As a first next step, I recommend learning about "dynamic hysteresis". This simulator models quasi-static changes (when the magnetic field is changed slowly), but in actual AC applications, you need to consider the loop broadening due to frequency (the influence of eddy currents) and the effect of the rate of change of the magnetic field itself on losses. Mathematically, a world awaits you with extended J-A models containing differential terms like $dM/dt$, or empirical formulas like the "Steinmetz equation" which separates and calculates losses.
If you want to delve a bit deeper into the mathematical background, take a look at numerical solutions for ordinary differential equations. The core of the J-A model is solving the differential equation for magnetization M: $$ \frac{dM}{dH} = \frac{M_{an} - M}{k \delta - α(M_{an}-M)} $$ (where $\delta$ is the sign indicating the increasing or decreasing direction of the magnetic field H). Behind the simulator's smooth animation, it calculates this equation frame by frame using numerical methods like the "Euler method" or "Runge-Kutta method". Writing a simple script yourself to reproduce this will make the essence of the model crystal clear.

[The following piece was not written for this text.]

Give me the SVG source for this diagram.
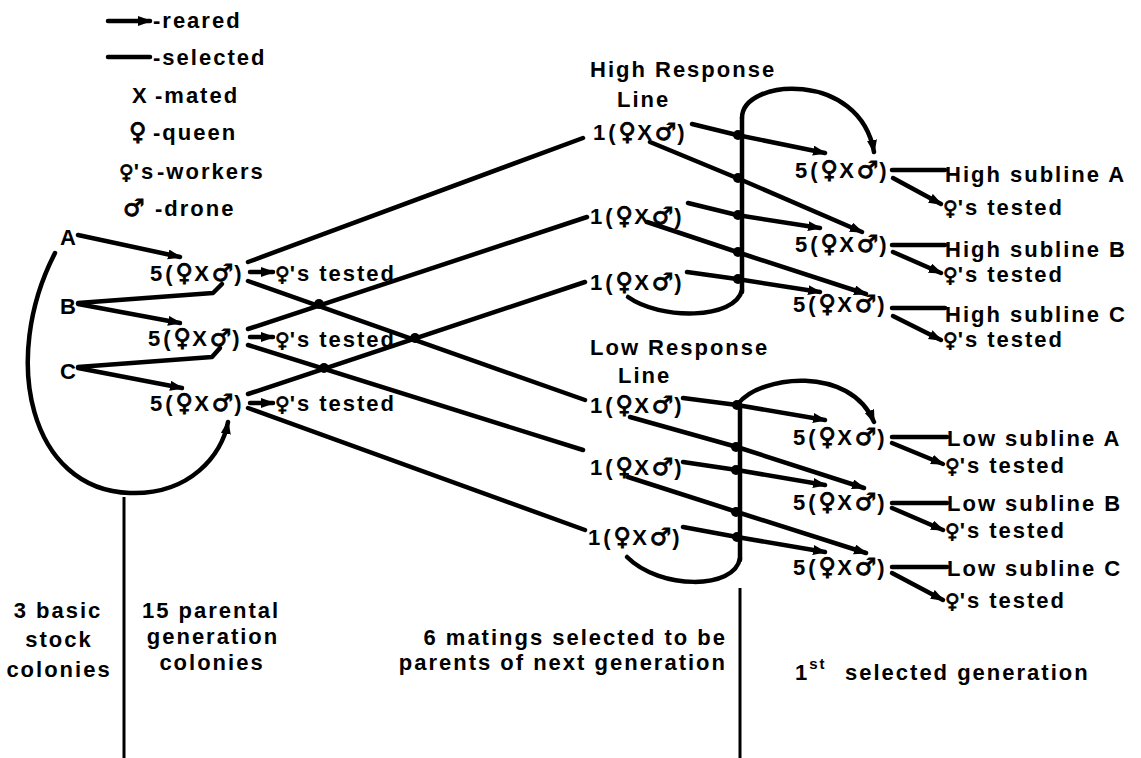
<svg xmlns="http://www.w3.org/2000/svg" width="1141" height="758" viewBox="0 0 1141 758">
<style>
text{font-family:"Liberation Sans",Arial,sans-serif;font-weight:bold;font-size:22px;letter-spacing:2px;fill:#000}
.n{letter-spacing:3px}
.s{font-family:"DejaVu Sans","Noto Sans",sans-serif;font-weight:bold;font-size:24px;letter-spacing:1px;stroke:#000;stroke-width:0.9}
.w{font-family:"DejaVu Sans","Noto Sans",sans-serif;font-weight:bold;font-size:20px;letter-spacing:0;stroke:#000;stroke-width:0.8}
.ln{fill:none;stroke:#000;stroke-width:4.5;stroke-linecap:round;stroke-linejoin:round}
.ar{fill:none;stroke:#000;stroke-width:4.5;stroke-linecap:round;stroke-linejoin:round;marker-end:url(#ah)}
.dot{fill:#000}
.mid{text-anchor:middle}
</style>
<defs>
<marker id="ah" markerUnits="userSpaceOnUse" markerWidth="16" markerHeight="12" refX="12" refY="5" orient="auto">
<path d="M0,0 L14,5 L0,10 z" fill="#000"/>
</marker>
</defs>
<rect width="1141" height="758" fill="#fff"/>

<g id="legend">
<line class="ar" x1="108" y1="21" x2="150" y2="21"/>
<text x="153" y="28">-reared</text>
<line class="ln" x1="108" y1="57" x2="150" y2="57"/>
<text x="153" y="65">-selected</text>
<text x="132" y="103">X<tspan x="155">-mated</tspan></text>
<text x="129" y="140"><tspan class="s">♀</tspan><tspan x="153">-queen</tspan></text>
<text x="119" y="179"><tspan class="w">♀</tspan>'s<tspan x="157">-workers</tspan></text>
<text x="123" y="216"><tspan class="s">♂</tspan><tspan x="155">-drone</tspan></text>
</g>

<g id="connectors">
<line class="ar" x1="78" y1="235" x2="180" y2="257"/>
<polyline class="ln" points="78,303 213,293 222,284"/>
<line class="ar" x1="78" y1="304" x2="180" y2="323"/>
<polyline class="ln" points="78,367 212,357 220,348"/>
<line class="ar" x1="78" y1="368" x2="182" y2="388"/>
<path class="ar" d="M55 253 C0 360 30 490 130 493 C190 495 222 455 228 422"/>
<line class="ar" x1="250" y1="272" x2="273" y2="272"/>
<line class="ar" x1="250" y1="337" x2="273" y2="337"/>
<line class="ar" x1="250" y1="403" x2="273" y2="403"/>
<line class="ln" x1="248" y1="262" x2="583" y2="138"/>
<line class="ln" x1="248" y1="329" x2="587" y2="217"/>
<line class="ln" x1="248" y1="394" x2="585" y2="282"/>
<line class="ln" x1="248" y1="281" x2="585" y2="400"/>
<line class="ln" x1="248" y1="345" x2="583" y2="450"/>
<line class="ln" x1="248" y1="408" x2="585" y2="530"/>
<circle class="dot" cx="319" cy="304" r="5"/>
<circle class="dot" cx="415" cy="338" r="5"/>
<circle class="dot" cx="324" cy="368" r="5"/>
<line class="ln" x1="742" y1="118" x2="742" y2="292"/>
<path class="ar" d="M742 118 C742 78 860 70 874 152"/>
<path class="ln" d="M742 290 C735 320 660 320 628 297"/>
<polyline class="ar" points="692,124 737,135 825,153"/>
<polyline class="ar" points="650,142 737,178 862,232"/>
<polyline class="ar" points="688,203 737,215 820,228"/>
<polyline class="ar" points="647,222 737,252 866,294"/>
<polyline class="ar" points="687,272 737,279 820,292"/>
<circle class="dot" cx="738" cy="135" r="5"/>
<circle class="dot" cx="738" cy="178" r="5"/>
<circle class="dot" cx="738" cy="215" r="5"/>
<circle class="dot" cx="738" cy="252" r="5"/>
<circle class="dot" cx="738" cy="279" r="5"/>
<line class="ln" x1="740" y1="405" x2="740" y2="560"/>
<path class="ar" d="M738 404 C760 375 850 365 874 422"/>
<path class="ln" d="M740 558 C735 590 660 590 627 557"/>
<polyline class="ar" points="683,398 737,405 825,420"/>
<polyline class="ar" points="630,417 737,447 864,488"/>
<polyline class="ar" points="683,462 737,470 825,485"/>
<polyline class="ar" points="628,477 737,512 866,553"/>
<polyline class="ar" points="683,527 737,537 825,552"/>
<circle class="dot" cx="737" cy="405" r="5"/>
<circle class="dot" cx="736" cy="447" r="5"/>
<circle class="dot" cx="736" cy="470" r="5"/>
<circle class="dot" cx="736" cy="512" r="5"/>
<circle class="dot" cx="737" cy="537" r="5"/>
<line class="ln" x1="892" y1="170" x2="945" y2="170"/>
<line class="ar" x1="893" y1="178" x2="941" y2="204"/>
<line class="ln" x1="892" y1="245" x2="945" y2="245"/>
<line class="ar" x1="893" y1="252" x2="941" y2="273"/>
<line class="ln" x1="892" y1="308" x2="945" y2="308"/>
<line class="ar" x1="893" y1="316" x2="941" y2="340"/>
<line class="ln" x1="892" y1="437" x2="947" y2="437"/>
<line class="ar" x1="892" y1="443" x2="943" y2="464"/>
<line class="ln" x1="892" y1="503" x2="947" y2="503"/>
<line class="ar" x1="892" y1="508" x2="943" y2="530"/>
<line class="ln" x1="892" y1="567" x2="947" y2="567"/>
<line class="ar" x1="892" y1="573" x2="943" y2="600"/>
<line x1="124" y1="497" x2="124" y2="758" stroke="#000" stroke-width="3"/>
<line x1="740" y1="588" x2="740" y2="758" stroke="#000" stroke-width="3"/>
</g>

<g id="stock-A"><text x="60" y="245">A</text></g>
<g id="stock-B"><text x="60" y="314">B</text></g>
<g id="stock-C"><text x="60" y="379">C</text></g>

<g id="parental-1"><text class="n" x="150" y="281">5(<tspan class="s">♀</tspan>X<tspan class="s">♂</tspan>)</text><text x="275" y="281"><tspan class="w">♀</tspan>'s tested</text></g>
<g id="parental-2"><text class="n" x="148" y="346">5(<tspan class="s">♀</tspan>X<tspan class="s">♂</tspan>)</text><text x="275" y="347"><tspan class="w">♀</tspan>'s tested</text></g>
<g id="parental-3"><text class="n" x="150" y="411">5(<tspan class="s">♀</tspan>X<tspan class="s">♂</tspan>)</text><text x="275" y="411"><tspan class="w">♀</tspan>'s tested</text></g>

<g id="high-heading"><text x="590" y="77">High Response</text><text x="617" y="107">Line</text></g>
<g id="high-1"><text class="n" x="593" y="140">1(<tspan class="s">♀</tspan>X<tspan class="s">♂</tspan>)</text></g>
<g id="high-2"><text class="n" x="590" y="224">1(<tspan class="s">♀</tspan>X<tspan class="s">♂</tspan>)</text></g>
<g id="high-3"><text class="n" x="590" y="290">1(<tspan class="s">♀</tspan>X<tspan class="s">♂</tspan>)</text></g>

<g id="low-heading"><text x="590" y="355">Low Response</text><text x="618" y="383">Line</text></g>
<g id="low-1"><text class="n" x="590" y="413">1(<tspan class="s">♀</tspan>X<tspan class="s">♂</tspan>)</text></g>
<g id="low-2"><text class="n" x="590" y="475">1(<tspan class="s">♀</tspan>X<tspan class="s">♂</tspan>)</text></g>
<g id="low-3"><text class="n" x="588" y="545">1(<tspan class="s">♀</tspan>X<tspan class="s">♂</tspan>)</text></g>

<g id="high-sub-A"><text class="n" x="795" y="178">5(<tspan class="s">♀</tspan>X<tspan class="s">♂</tspan>)</text><text x="945" y="182">High subline A</text><text x="943" y="215"><tspan class="w">♀</tspan>'s tested</text></g>
<g id="high-sub-B"><text class="n" x="795" y="252">5(<tspan class="s">♀</tspan>X<tspan class="s">♂</tspan>)</text><text x="945" y="257">High subline B</text><text x="943" y="282"><tspan class="w">♀</tspan>'s tested</text></g>
<g id="high-sub-C"><text class="n" x="793" y="312">5(<tspan class="s">♀</tspan>X<tspan class="s">♂</tspan>)</text><text x="945" y="322">High subline C</text><text x="943" y="347"><tspan class="w">♀</tspan>'s tested</text></g>

<g id="low-sub-A"><text class="n" x="793" y="445">5(<tspan class="s">♀</tspan>X<tspan class="s">♂</tspan>)</text><text x="947" y="446">Low subline A</text><text x="945" y="473"><tspan class="w">♀</tspan>'s tested</text></g>
<g id="low-sub-B"><text class="n" x="793" y="510">5(<tspan class="s">♀</tspan>X<tspan class="s">♂</tspan>)</text><text x="947" y="511">Low subline B</text><text x="945" y="538"><tspan class="w">♀</tspan>'s tested</text></g>
<g id="low-sub-C"><text class="n" x="793" y="575">5(<tspan class="s">♀</tspan>X<tspan class="s">♂</tspan>)</text><text x="947" y="576">Low subline C</text><text x="945" y="608"><tspan class="w">♀</tspan>'s tested</text></g>

<g id="captions">
<text class="mid" x="58" y="618">3 basic</text>
<text class="mid" x="59" y="647">stock</text>
<text class="mid" x="59" y="677">colonies</text>
<text class="mid" x="211" y="618">15 parental</text>
<text class="mid" x="213" y="644">generation</text>
<text class="mid" x="212" y="670">colonies</text>
<text x="727" y="645" style="text-anchor:end">6 matings selected to be</text>
<text x="727" y="670" style="text-anchor:end">parents of next generation</text>
<text x="795" y="680">1<tspan font-size="15" dy="-11">st</tspan><tspan x="845" dy="11">selected generation</tspan></text>
</g>
</svg>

Finally, learning from the material's perspective is also important. Knowing the basics of microscopic magnetism physics makes the meaning of the parameters much clearer. For example, "saturation magnetization $M_s$" corresponds to the sum of the magnetic moments of the atoms in the material, and the "molecular field coefficient α" corresponds to the strength of the exchange interaction that forms magnetic domains. When you select "ferrite" in the simulator, the loop becomes somewhat squared because of the underlying microscopic magnetization reversal mechanism (primarily magnetization rotation rather than domain wall motion). Being able to imagine the connection between the tool's parameters and physical phenomena should elevate your applied skills as a CAE engineer to the next level.